Between December and July, Ms. Thompson said, about $14 million of the $24 million that was above what the county approved spending was cut through value-engineering changes, such as using brushed aluminum hardware instead of stainless steel, and bargaining for more competitive bids from the subcontractors.

"I was surprised at the final changes after the draconian changes that had been proposed in July," Florida Grand Opera General Director Robert Heuer said Tuesday after the meeting. "We are really pleased with the way it worked out with no substantial changes to the way the building functions acoustically."

And Mr. Heuer said that one of the cuts – standardizing elevator cabs – would result in greater capacity and mitigate the concern that the elevators were too small and might not adequately transport guests to the center.

He said the elevators had been a concern of the opera as well as of the four other groups that will use the facility: Miami City Ballet, Florida Philharmonic Orchestra, New World Symphony and the Concert Association of Florida.

Stan Arkin, Performing Arts Center Trust construction committee chairman, said some deferred and deleted items might be added later if state funds come through.

The trust is asking the state legislature to approve a bill during its next session that would begin a four-year process to add $10 million to the arts center project. During the first year, Mr. Arkin said, $2.5 million could go toward the purchase of deferred equipment.

State Sen. Ron Silver, who attended the meeting, said that he is more optimistic about the bill passing than he is about the state’s developing budget climate. He said trends suggest the center may face stiffer competition for arts funding than what was anticipated.

The fund-raising arm of the complex, the Performing Arts Center Foundation, has raised $48 million toward construction and design contracts, $20 million of which is in hand, said foundation Director Nancy Herstand. The other $28 million is committed, but as yet uncollected.

She said the foundation is required to make $63.2 million in cash payments to the county by the time the center is completed in fall 2004. A $1.8 million payment is due to the county next month, with another $20 million expected in two years, Ms.

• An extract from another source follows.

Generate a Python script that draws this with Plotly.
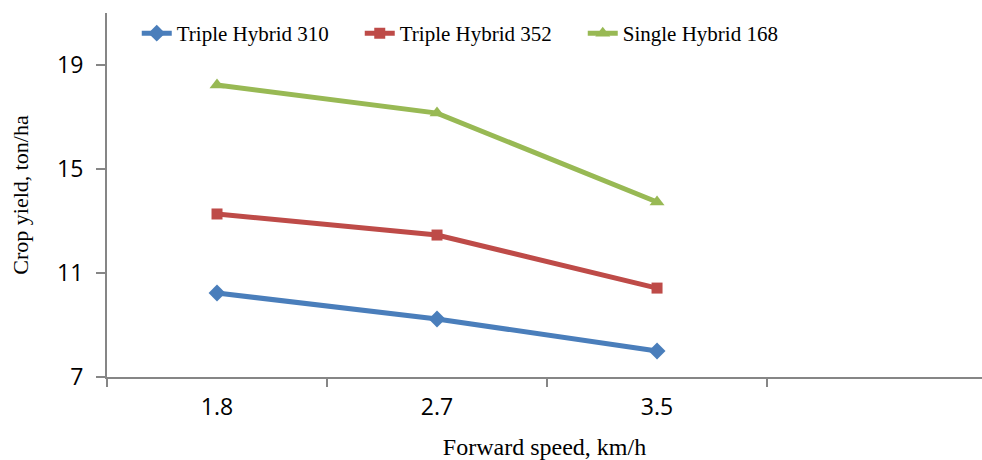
import plotly.graph_objects as go

# Forward speed categories (the fourth slot is left empty)
speeds = ["1.8", "2.7", "3.5"]
axis_slots = ["1.8", "2.7", "3.5", " "]

# Crop yield, ton/ha
hybrid_310 = [10.23, 9.23, 8.0]
hybrid_352 = [13.27, 12.46, 10.42]
hybrid_168 = [18.23, 17.15, 13.73]

series = [
    ("Triple Hybrid 310", hybrid_310, "#4A7EBB", "diamond", 13),
    ("Triple Hybrid 352", hybrid_352, "#BE4B48", "square", 11),
    ("Single Hybrid 168", hybrid_168, "#98B954", "triangle-up", 13),
]

fig = go.Figure()
for name, vals, color, symbol, size in series:
    fig.add_trace(go.Scatter(
        x=speeds, y=vals, name=name, mode="lines+markers",
        line=dict(color=color, width=5),
        marker=dict(symbol=symbol, size=size, color=color),
    ))

axis_color = "#868686"
fig.update_layout(
    width=982, height=460,
    margin=dict(l=107, r=0, t=13, b=83),
    paper_bgcolor="white", plot_bgcolor="white",
    showlegend=True,
    legend=dict(
        orientation="h", x=0.034, y=1.0, xanchor="left", yanchor="top",
        font=dict(family="Liberation Serif", size=21, color="black"),
        bgcolor="rgba(0,0,0,0)", entrywidth=178, entrywidthmode="pixels",
        tracegroupgap=0,
    ),
    xaxis=dict(
        type="category", categoryorder="array", categoryarray=axis_slots,
        range=[-0.5, 3.477], tickson="boundaries",
        showline=True, linecolor=axis_color, linewidth=2,
        ticks="outside", ticklen=8, tickcolor=axis_color, tickwidth=1.5,
        showgrid=False, zeroline=False, ticklabelstandoff=8,
        tickfont=dict(family="Open Sans", size=23, color="black"),
        title=dict(text="Forward speed, km/h", standoff=18,
                   font=dict(family="Liberation Serif", size=24, color="black")),
    ),
    yaxis=dict(
        range=[7, 21], tickvals=[7, 11, 15, 19],
        showline=True, linecolor=axis_color, linewidth=2,
        ticks="outside", ticklen=9, tickcolor=axis_color, tickwidth=1.5,
        showgrid=False, zeroline=False, ticklabelstandoff=8,
        tickfont=dict(family="Open Sans", size=23, color="black"),
        title=dict(text="Crop yield, ton/ha", standoff=22,
                   font=dict(family="Liberation Serif", size=22, color="black")),
    ),
)

fig.write_html("out.html")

Herstand said Monday during a radio news program.

For patrons visiting the center, officials plan to make use of 1,100 parking spaces next to the opera house run by Hank Sopher’s Quik Park on land leased from the Miami-Dade Board of Education, said Performing Arts Center Trust spokesman John Caliste.

He said another three lots owned by Knight Ridder and amounting to 825 spaces will be available next to the Concert Hall and another 125 spaces can be used in the Omni building.

As for scheduling shows, a search to replace interim arts center Executive Director Michael Spring will begin soon after county approval is reached on the budget, said Parker Thomson of the trust.

Mr. Spring, director of the county’s Cultural Affairs Council, said he supports the search for a full-time, permanent director.

The arts center has already added to its staff a mechanical engineer, Oscar Behncke, who previously worked for Oceania I condominium. His position will begin as a county job, then continue as operations manager under the arts center trust after construction is complete, Ms. Thompson said.